• THE RECORDS:
--- --- ---

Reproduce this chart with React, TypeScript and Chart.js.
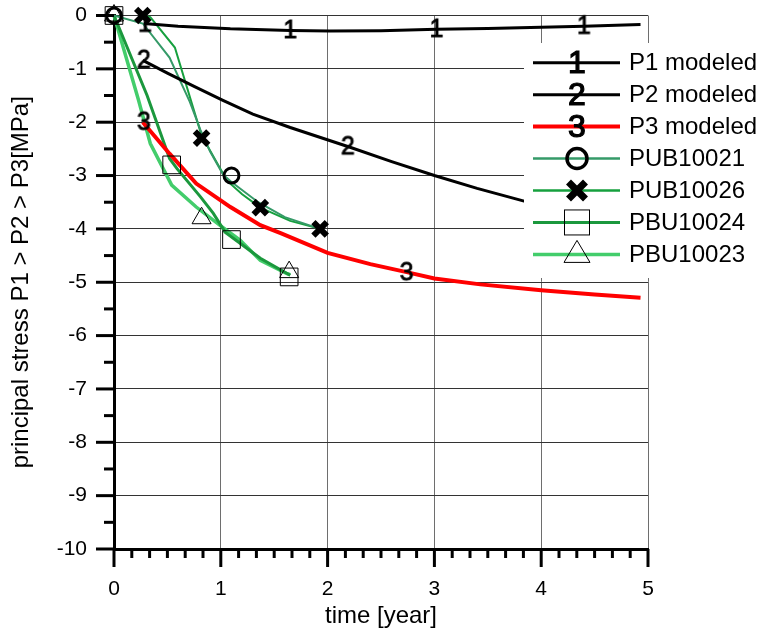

--- --- ---

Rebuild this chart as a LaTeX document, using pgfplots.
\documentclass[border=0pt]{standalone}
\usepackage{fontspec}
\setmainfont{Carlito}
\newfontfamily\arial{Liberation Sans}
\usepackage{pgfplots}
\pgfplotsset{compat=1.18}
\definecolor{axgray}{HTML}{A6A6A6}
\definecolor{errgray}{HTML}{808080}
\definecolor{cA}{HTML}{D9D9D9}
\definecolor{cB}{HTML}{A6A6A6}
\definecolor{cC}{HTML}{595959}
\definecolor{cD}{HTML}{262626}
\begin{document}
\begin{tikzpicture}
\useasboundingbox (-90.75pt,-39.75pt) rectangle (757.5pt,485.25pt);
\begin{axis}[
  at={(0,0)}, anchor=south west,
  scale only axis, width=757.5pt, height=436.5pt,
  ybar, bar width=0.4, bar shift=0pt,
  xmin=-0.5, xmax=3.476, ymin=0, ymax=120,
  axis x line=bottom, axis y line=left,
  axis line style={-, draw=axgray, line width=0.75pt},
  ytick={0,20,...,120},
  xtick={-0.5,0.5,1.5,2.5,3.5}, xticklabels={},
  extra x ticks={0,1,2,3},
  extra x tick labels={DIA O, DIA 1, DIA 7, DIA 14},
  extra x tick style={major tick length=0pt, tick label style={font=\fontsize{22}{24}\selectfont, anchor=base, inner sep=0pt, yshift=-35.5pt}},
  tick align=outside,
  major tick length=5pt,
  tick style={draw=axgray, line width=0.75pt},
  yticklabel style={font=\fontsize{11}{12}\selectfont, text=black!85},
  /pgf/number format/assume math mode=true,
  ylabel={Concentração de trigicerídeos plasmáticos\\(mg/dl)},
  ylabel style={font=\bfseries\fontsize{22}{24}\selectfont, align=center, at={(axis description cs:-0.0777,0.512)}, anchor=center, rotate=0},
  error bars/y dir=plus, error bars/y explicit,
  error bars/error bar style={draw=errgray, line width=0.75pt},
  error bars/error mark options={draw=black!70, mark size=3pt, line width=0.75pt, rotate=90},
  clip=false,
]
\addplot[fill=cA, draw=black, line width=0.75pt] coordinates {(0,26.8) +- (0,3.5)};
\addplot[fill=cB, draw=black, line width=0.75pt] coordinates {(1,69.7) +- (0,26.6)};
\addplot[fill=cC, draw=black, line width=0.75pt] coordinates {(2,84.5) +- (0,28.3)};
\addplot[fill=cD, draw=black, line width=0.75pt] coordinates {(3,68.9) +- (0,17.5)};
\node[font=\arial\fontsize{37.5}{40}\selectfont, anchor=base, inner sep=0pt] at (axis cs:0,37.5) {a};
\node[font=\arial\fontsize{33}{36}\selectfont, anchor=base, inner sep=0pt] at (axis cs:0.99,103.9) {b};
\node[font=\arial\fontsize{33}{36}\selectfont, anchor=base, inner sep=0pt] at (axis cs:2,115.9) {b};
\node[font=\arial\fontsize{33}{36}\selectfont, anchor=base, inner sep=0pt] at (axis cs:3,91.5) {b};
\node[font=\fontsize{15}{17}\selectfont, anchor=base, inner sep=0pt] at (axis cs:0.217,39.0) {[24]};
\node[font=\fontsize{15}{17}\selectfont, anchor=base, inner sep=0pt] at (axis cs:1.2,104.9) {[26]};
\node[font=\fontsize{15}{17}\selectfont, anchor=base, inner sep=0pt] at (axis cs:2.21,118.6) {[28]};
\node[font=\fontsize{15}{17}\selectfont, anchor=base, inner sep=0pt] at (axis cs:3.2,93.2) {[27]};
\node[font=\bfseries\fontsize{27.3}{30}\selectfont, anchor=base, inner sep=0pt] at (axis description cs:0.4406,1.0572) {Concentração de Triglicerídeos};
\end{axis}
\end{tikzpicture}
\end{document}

--- --- ---

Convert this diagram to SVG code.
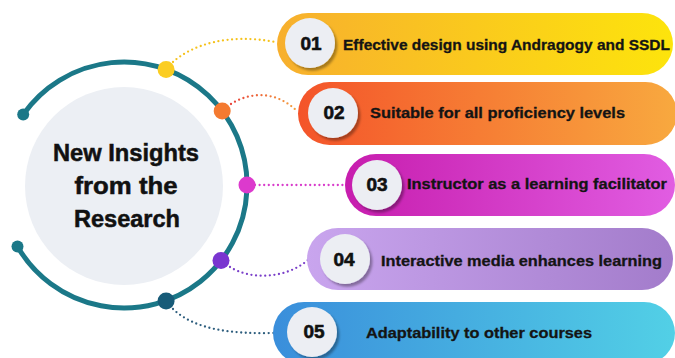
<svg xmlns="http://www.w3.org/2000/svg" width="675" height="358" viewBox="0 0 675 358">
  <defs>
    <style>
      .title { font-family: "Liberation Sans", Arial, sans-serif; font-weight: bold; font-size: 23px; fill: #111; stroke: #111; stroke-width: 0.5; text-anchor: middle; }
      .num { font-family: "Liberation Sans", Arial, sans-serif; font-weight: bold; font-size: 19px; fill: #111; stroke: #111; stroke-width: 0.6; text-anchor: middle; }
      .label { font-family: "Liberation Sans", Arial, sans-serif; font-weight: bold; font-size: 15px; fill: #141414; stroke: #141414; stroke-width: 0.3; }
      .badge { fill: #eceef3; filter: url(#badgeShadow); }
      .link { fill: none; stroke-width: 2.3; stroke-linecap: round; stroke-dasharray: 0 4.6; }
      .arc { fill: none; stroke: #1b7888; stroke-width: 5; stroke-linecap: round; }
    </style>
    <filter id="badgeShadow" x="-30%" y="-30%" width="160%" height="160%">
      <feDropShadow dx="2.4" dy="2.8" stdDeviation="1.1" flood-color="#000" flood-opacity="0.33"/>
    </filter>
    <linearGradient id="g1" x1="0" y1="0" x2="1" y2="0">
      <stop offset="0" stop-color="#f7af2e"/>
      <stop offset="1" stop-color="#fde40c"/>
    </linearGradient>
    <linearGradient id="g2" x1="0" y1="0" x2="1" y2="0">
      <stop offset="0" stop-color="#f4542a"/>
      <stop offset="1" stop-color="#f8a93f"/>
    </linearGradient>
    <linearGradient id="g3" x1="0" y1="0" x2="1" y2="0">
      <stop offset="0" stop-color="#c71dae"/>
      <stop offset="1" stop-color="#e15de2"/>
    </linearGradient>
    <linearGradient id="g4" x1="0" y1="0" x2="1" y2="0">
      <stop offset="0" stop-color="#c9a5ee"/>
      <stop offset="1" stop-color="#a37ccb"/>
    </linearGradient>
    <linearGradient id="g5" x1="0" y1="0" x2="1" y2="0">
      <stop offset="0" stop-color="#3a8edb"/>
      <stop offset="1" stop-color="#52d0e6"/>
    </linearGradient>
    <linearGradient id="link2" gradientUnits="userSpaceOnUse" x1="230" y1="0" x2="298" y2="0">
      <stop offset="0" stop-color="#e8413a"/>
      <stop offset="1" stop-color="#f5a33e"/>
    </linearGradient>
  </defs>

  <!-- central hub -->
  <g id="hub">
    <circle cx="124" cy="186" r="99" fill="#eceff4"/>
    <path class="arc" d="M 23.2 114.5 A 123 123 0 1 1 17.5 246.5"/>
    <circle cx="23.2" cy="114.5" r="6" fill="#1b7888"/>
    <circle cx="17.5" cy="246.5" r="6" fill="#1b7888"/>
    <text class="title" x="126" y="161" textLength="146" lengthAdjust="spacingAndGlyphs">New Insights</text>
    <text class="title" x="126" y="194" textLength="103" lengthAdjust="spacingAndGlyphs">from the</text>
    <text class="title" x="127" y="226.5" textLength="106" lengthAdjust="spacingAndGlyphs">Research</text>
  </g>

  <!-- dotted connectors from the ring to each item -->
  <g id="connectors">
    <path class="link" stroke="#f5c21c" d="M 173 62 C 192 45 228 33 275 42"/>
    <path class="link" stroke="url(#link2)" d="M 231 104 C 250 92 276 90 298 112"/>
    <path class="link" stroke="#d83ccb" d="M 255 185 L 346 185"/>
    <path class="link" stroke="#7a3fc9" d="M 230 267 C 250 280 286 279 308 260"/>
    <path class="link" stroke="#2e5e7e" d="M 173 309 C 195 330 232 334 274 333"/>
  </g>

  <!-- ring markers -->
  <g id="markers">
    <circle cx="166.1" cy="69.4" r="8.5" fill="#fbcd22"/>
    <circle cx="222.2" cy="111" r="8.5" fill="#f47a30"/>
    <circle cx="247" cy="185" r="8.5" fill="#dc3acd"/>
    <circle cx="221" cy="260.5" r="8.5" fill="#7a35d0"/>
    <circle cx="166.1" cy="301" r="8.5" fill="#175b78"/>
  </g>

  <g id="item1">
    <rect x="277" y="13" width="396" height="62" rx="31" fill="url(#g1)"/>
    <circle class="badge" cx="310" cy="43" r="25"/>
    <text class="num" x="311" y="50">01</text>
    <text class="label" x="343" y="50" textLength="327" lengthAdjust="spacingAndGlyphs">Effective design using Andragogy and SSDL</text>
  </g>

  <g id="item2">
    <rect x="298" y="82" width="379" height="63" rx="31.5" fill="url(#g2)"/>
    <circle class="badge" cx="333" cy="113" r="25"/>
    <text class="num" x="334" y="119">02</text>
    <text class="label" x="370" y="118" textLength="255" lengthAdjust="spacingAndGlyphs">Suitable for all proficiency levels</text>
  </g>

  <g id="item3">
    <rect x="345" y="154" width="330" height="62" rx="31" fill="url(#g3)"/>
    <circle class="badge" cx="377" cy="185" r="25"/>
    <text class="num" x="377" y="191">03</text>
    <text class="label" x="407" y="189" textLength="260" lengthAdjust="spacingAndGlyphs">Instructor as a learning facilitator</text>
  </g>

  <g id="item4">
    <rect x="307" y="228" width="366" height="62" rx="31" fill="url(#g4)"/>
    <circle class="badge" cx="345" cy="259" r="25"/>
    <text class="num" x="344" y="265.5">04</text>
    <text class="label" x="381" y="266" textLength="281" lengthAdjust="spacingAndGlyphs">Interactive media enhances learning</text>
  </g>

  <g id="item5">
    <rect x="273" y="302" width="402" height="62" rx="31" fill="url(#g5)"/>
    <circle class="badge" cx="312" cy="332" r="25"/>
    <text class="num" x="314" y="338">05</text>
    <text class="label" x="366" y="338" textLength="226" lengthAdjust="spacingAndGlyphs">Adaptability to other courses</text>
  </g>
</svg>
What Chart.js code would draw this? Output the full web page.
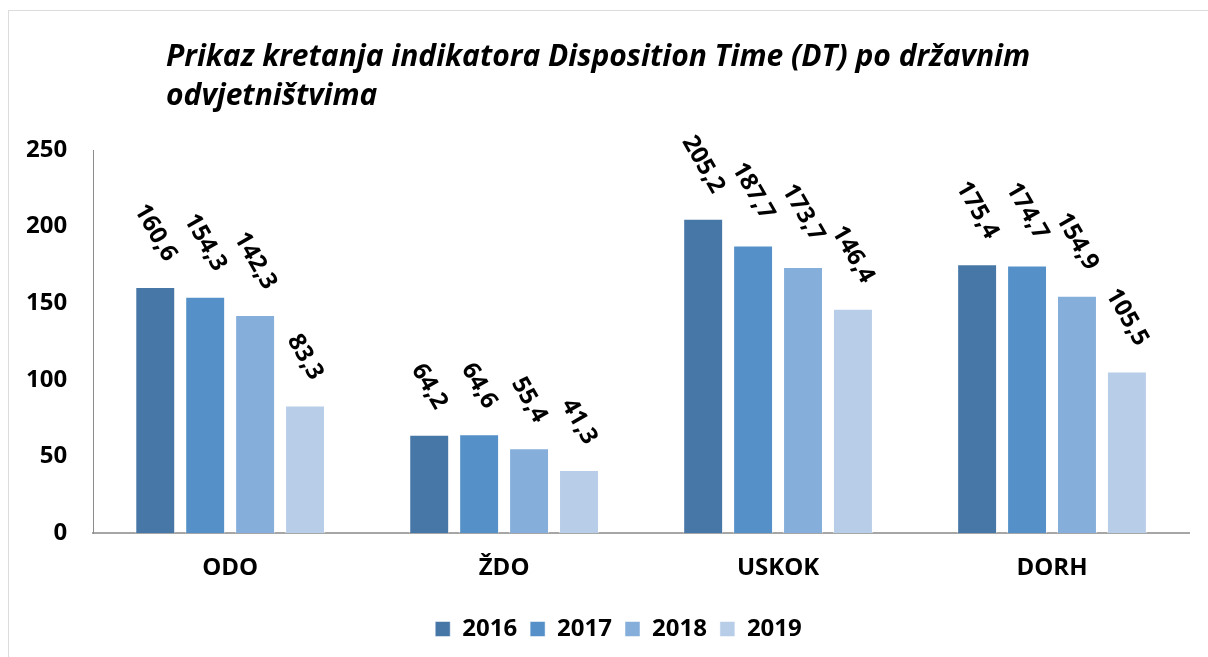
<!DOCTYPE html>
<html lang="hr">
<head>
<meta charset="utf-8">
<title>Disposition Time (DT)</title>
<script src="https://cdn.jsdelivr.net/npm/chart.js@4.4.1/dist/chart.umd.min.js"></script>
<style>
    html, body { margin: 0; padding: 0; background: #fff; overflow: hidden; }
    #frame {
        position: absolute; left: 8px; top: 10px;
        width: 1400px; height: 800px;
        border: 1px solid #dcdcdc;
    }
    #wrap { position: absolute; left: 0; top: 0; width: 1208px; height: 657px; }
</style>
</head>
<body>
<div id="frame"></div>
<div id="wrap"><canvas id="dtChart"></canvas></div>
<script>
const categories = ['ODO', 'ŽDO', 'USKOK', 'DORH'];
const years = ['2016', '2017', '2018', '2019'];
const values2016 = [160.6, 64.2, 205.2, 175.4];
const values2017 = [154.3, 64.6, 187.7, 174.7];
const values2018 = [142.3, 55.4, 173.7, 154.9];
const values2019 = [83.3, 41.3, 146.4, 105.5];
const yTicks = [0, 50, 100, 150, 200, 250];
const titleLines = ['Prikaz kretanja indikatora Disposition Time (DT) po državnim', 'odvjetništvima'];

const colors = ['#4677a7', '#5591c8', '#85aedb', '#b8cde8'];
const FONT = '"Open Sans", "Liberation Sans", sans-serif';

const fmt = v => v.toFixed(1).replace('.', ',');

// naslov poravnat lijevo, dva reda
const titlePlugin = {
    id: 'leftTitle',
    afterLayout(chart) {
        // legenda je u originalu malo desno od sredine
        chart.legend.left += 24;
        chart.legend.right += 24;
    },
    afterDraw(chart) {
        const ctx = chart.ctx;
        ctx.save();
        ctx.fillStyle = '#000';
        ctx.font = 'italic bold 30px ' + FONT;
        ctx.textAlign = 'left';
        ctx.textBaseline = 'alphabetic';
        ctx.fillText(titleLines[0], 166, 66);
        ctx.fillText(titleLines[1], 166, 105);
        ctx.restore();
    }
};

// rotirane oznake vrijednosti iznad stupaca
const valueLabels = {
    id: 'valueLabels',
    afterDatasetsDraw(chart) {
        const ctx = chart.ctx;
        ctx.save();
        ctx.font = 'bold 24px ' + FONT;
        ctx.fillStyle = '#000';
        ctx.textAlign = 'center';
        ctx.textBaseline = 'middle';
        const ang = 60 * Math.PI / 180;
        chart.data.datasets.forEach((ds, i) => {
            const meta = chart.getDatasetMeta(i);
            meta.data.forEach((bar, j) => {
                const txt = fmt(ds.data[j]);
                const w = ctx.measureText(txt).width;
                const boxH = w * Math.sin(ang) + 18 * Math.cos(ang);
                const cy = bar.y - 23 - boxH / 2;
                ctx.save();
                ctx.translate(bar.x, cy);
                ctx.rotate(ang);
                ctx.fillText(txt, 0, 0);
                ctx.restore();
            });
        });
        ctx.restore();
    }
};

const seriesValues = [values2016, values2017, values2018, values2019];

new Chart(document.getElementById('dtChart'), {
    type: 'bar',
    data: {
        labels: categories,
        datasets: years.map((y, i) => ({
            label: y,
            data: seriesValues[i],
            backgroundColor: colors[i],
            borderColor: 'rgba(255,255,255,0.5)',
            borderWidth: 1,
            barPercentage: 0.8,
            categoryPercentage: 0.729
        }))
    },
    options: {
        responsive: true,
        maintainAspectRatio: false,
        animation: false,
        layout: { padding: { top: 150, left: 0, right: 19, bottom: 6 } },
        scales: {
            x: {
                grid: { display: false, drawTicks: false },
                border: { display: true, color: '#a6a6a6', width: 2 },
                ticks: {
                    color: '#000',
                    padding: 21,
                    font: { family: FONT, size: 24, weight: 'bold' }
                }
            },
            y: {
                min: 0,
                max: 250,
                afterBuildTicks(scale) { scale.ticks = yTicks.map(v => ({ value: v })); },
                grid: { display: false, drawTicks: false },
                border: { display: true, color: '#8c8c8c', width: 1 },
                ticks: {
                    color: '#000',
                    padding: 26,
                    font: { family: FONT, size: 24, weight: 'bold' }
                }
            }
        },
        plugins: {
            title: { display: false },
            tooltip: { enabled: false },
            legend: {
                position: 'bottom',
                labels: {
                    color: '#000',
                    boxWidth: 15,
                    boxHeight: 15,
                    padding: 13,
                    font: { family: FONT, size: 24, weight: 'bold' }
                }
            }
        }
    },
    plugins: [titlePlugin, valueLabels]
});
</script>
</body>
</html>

--- --- ---

• TASK DIRECTIONS:
Find every line in the records above that contains the word "this", and copy each one.

• CORRECT RESULT:
Reproduce this chart with React, TypeScript and Chart.js.
Rebuild this chart as a LaTeX document, using pgfplots.
Convert this diagram to SVG code.
What Chart.js code would draw this? Output the full web page.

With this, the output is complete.